Para quem já lá tocou sabe o quanto aquele sótão é íntimo e convida a uma música de concentração máxima. Acho que é o resultado de uma fórmula que envolve espaço, quem o organiza, público e músicos.
(DS) É natural, no panorama em que desenvolves trabalho, os músicos unirem sinergias e criarem de forma livre e espontânea. Há alguns músicos, em particular, com quem sintas maior empatia no momento de criar? Como encaras e interpretas o processo de criação?
(GA) Um dos pontos interessantes na música de improvisação livre é exatamente o facto de muitas vezes ser uma forma de conhecermos o músico e a(s) pessoa(s) com quem tocamos. A espontaneidade faz parte desse diálogo e são sem dúvida essenciais a abertura e a confiança. Adoro reencontrar amigos desta forma e tocar nos mais diversos projetos pela mesma razão.
(DS) A tua procura por novas sonoridades, músicos e projetos determina o teu processo criativo? Quais as tuas motivações para alimentares o processo criativo?
(GA) Gosto de explorar constantemente diferentes constelações musicais, é uma necessidade pessoal e criativa. Interargir com diferentes músicos/instrumentos e procurar sinergias que levem a resultados variados dá-me imenso gozo. É também uma forma de estar constantemente ativo e explorar a música de várias formas, sempre com a experimentação como plano de fundo.
(DS) No panorama musical: Portugal Vs Holanda. Quem ganha?
Empatado até ao final, sem penaltis e com os dois vencedores. Não consigo ver as coisas dessa forma, ambos os ambientes musicais são ricos e têm uma cena própria.
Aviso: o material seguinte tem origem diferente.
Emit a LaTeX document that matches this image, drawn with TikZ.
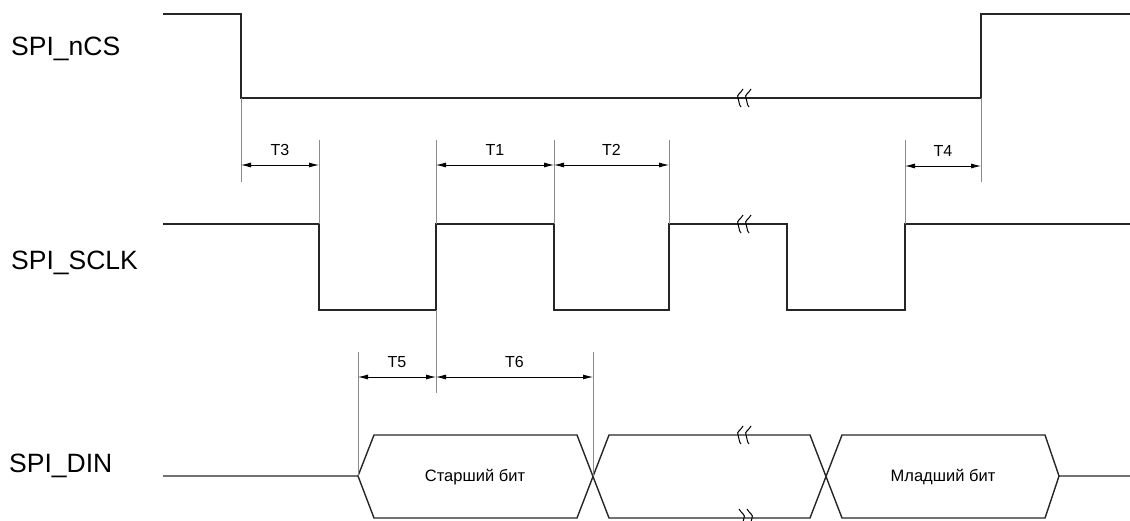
\documentclass[tikz,border=0pt]{standalone}
\usepackage{fontspec}
\setmainfont{Liberation Sans}
\usetikzlibrary{arrows.meta}
\begin{document}
\begin{tikzpicture}[x=1pt,y=-1pt,
  sig/.style={line width=1.4pt,draw=black!85,line join=miter},
  guide/.style={line width=0.8pt,draw=black!45},
  dim/.style={line width=0.8pt,draw=black,{Latex[length=10pt,width=5pt]}-{Latex[length=10pt,width=5pt]}},
  siglabel/.style={inner sep=0pt,anchor=west,font=\fontsize{26.5}{30}\selectfont},
  tlabel/.style={inner sep=0pt,font=\fontsize{16}{18}\selectfont},
  bitlabel/.style={inner sep=0pt,font=\fontsize{16.5}{19}\selectfont},
  brk/.pic={\draw[line width=1pt,black] (5,-9) .. controls (3,-5) and (-2,-3) .. (0,0) .. controls (2,3) and (0,6) .. (3,9);
            \draw[line width=1pt,black] (13,-9) .. controls (11,-5) and (6,-3) .. (8,0) .. controls (10,3) and (8,6) .. (11,9);}]
\useasboundingbox (0,0) rectangle (1130,521);
% signal labels
\node[siglabel] (lcs) at (11,49) {SPI\_nCS};
\node[siglabel] (lclk) at (11,263) {SPI\_SCLK};
\node[siglabel] (ldin) at (9,466) {SPI\_DIN};
% nCS
\draw[sig] (163,14) -- (241,14) -- (241,98) -- (981,98) -- (981,14) -- (1130,14);
\pic at (738,98) {brk};
% SCLK
\draw[sig] (163,224) -- (319,224) -- (319,310) -- (436,310) -- (436,224) -- (554,224) -- (554,310)
  -- (669,310) -- (669,224) -- (787,224) -- (787,310) -- (905,310) -- (905,224) -- (1130,224);
\pic at (738,224) {brk};
% DIN
\draw[sig] (163,476) -- (358,476) -- (374,435) -- (577,435) -- (609,518) -- (810,518) -- (842,435) -- (1045,435) -- (1059,476) -- (1130,476);
\draw[sig] (358,476) -- (374,518) -- (577,518) -- (609,435) -- (810,435) -- (842,518) -- (1045,518) -- (1059,476);
\pic at (738,435) {brk};
\pic[xscale=-1] at (752,518) {brk};
\node[bitlabel] (msb) at (475,477) {Старший бит};
\node[bitlabel] (lsb) at (943,477) {Младший бит};
% guides
\coordinate (g3a) at (241,182);
\coordinate (g3b) at (319,140);
\coordinate (g1a) at (436,140);
\coordinate (g1b) at (554,140);
\coordinate (g2b) at (669,140);
\coordinate (g4a) at (905,140);
\coordinate (g4b) at (981,182);
\coordinate (g5a) at (358,352);
\coordinate (g5b) at (436,393);
\coordinate (g6b) at (593,352);
\draw[guide] (241,98) -- (g3a);
\draw[guide] (g3b) -- (319,224);
\draw[guide] (g1a) -- (436,224);
\draw[guide] (436,310) -- (g5b);
\draw[guide] (g1b) -- (554,224);
\draw[guide] (g2b) -- (669,224);
\draw[guide] (g4a) -- (905,224);
\draw[guide] (981,98) -- (g4b);
\draw[guide] (g5a) -- (358,476);
\draw[guide] (g6b) -- (593,476);
% dimension arrows
\coordinate (d3a) at (241,165); \coordinate (d3b) at (319,165);
\coordinate (d1a) at (436,165); \coordinate (d1b) at (554,165);
\coordinate (d2b) at (669,165);
\coordinate (d4a) at (905,166); \coordinate (d4b) at (981,166);
\coordinate (d5a) at (358,377); \coordinate (d5b) at (436,377);
\coordinate (d6b) at (593,377);
\draw[dim] (d3a) -- (d3b) node[tlabel,midway,above=9pt] (t3) {T3};
\draw[dim] (d1a) -- (d1b) node[tlabel,midway,above=9pt] (t1) {T1};
\draw[dim] (d1b) -- (d2b) node[tlabel,midway,above=9pt] (t2) {T2};
\draw[dim] (d4a) -- (d4b) node[tlabel,midway,above=9pt] (t4) {T4};
\draw[dim] (d5a) -- (d5b) node[tlabel,midway,above=9pt] (t5) {T5};
\draw[dim] (d5b) -- (d6b) node[tlabel,midway,above=9pt] (t6) {T6};
\end{tikzpicture}
\end{document}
É verdade que na Holanda o jazz e a música improvisada têm uma história mais rica e instituida por mais anos, contudo creio que Portugal tem um sentido criativo em geral extremamente rico e especial, que resulta numa qualidade de músicos e projetos de jazz e música improvisada, do melhor que se faz pela Europa na atualidade.
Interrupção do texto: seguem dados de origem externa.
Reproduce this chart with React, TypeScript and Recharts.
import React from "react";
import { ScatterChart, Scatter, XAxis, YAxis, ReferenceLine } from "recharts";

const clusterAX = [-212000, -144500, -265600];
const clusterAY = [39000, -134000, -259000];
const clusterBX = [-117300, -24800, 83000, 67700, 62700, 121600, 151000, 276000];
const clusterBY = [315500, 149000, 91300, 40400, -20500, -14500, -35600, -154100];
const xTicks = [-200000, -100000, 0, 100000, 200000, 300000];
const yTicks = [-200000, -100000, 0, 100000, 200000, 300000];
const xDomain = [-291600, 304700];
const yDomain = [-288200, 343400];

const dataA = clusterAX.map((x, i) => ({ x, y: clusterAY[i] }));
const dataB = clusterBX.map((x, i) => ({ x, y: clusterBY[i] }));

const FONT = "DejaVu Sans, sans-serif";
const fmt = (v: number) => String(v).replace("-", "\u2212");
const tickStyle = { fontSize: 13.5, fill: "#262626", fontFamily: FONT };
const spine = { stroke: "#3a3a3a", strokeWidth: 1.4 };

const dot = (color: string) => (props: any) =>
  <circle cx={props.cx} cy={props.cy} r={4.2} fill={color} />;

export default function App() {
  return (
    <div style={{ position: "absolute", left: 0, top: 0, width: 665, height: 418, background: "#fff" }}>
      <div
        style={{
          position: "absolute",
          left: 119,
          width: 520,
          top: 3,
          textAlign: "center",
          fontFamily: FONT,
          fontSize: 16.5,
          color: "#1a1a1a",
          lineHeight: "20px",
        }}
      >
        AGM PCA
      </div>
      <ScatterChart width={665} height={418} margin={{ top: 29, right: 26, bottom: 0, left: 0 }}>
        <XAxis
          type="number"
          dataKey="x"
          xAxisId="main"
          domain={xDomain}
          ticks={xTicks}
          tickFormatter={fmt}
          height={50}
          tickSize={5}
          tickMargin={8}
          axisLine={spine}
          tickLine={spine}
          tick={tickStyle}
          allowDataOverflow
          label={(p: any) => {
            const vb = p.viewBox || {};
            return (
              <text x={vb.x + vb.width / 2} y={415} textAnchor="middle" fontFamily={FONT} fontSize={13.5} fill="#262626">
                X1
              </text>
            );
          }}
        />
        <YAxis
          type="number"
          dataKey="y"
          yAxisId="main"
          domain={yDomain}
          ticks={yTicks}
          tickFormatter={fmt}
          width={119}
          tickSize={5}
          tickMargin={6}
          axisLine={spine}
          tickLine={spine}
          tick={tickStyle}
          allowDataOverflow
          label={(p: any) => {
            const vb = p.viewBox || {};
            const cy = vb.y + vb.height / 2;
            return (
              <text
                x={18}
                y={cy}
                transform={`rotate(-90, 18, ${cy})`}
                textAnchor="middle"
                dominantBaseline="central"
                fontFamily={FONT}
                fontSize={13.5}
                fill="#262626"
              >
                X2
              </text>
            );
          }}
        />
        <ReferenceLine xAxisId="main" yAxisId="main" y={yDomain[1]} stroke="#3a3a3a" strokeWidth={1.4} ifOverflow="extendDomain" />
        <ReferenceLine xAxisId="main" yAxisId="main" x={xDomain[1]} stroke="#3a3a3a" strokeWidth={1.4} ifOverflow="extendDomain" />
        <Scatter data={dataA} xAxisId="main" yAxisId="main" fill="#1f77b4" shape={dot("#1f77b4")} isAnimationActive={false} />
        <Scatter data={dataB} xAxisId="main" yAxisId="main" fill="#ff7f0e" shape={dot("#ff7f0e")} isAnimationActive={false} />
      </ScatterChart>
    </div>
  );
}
(DS) Baixo Elétrico Vs Contabaixo. A tua eterna paixão recai sobre qual?
(GA) Isto é a pergunta do Ying Yang. Os dois instrumentos permitem-me abordagens e formas de estar na música distintas, um pelo sentido sensorial mais delicado e acústico, o outro pela forma mais visceral e pesada. É o equilíbrio dos dois que acaba por fazer a minha forma de estar na música e têm como linha condutora o experimentalismo. Contudo confesso que o contrabaixo é o instrumento que mais procuro explorar e com o qual sinto um afeto especial.
(DS) Também tens o teu site artalmeida. A pintura é um complemento à música? Consideras importante o cruzamento entre as diversas expressões artísticas? Como encaras esse cruzamento?
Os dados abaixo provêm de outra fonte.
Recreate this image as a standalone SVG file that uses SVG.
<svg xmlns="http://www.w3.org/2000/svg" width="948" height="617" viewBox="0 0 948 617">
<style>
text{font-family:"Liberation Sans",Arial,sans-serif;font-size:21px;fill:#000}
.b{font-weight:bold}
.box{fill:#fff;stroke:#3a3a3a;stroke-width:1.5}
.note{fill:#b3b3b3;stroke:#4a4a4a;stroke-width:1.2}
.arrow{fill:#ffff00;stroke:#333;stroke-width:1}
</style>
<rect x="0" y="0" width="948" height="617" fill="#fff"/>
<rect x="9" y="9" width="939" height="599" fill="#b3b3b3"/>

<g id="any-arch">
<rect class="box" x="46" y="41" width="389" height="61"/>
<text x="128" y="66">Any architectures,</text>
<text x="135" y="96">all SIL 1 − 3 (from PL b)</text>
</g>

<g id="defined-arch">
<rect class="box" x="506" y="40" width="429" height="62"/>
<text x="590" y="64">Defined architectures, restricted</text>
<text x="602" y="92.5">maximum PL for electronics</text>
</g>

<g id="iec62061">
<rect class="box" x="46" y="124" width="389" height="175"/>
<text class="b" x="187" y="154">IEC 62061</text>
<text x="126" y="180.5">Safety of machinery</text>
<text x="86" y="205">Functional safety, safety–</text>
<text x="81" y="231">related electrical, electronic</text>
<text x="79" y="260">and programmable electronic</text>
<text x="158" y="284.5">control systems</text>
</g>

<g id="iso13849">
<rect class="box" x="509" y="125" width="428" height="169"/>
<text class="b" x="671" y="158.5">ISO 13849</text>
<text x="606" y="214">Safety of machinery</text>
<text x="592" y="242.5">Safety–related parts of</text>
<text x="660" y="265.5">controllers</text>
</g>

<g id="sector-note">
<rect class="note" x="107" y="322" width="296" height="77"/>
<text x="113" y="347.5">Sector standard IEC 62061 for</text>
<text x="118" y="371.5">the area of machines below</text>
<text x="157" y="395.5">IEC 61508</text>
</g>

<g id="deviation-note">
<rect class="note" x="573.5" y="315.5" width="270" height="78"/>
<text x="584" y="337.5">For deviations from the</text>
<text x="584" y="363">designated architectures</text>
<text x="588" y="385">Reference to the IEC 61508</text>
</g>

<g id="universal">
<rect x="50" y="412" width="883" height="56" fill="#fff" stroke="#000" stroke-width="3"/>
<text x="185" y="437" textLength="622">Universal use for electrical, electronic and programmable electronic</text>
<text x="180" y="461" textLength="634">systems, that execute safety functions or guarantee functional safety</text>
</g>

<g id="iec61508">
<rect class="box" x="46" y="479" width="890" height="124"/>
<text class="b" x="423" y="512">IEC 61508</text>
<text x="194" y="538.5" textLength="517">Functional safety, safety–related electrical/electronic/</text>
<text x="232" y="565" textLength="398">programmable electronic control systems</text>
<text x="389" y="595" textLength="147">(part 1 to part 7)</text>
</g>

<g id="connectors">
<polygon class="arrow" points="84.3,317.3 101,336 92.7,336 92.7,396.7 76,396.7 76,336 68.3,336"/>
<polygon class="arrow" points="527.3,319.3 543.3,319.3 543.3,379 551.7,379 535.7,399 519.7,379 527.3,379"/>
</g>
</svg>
(GA) Os processos criativos são até semelhantes, dado que a espontaneidade e a experimentação são em ambas as disciplinas uma linha de condução para o meu trabalho. A pintura acaba por ocupar um espaço mais privado e acontece por períodos, por vezes nos momentos em que estou mais livre da música. Por vezes é um escape a tudo e que utilizo só para mim.
(DS) Fala-nos um pouco deste ano de 2019?
(GA) 2019 tem vindo a ser um ano ativo, com várias tours com diferentes projetos pela Europa fora. Para além dos discos já lançados este ano (Cement Shoes, Multiverse e The Selva) destaque para o acabadissimo de sair, The Attic “Summer Bummer”.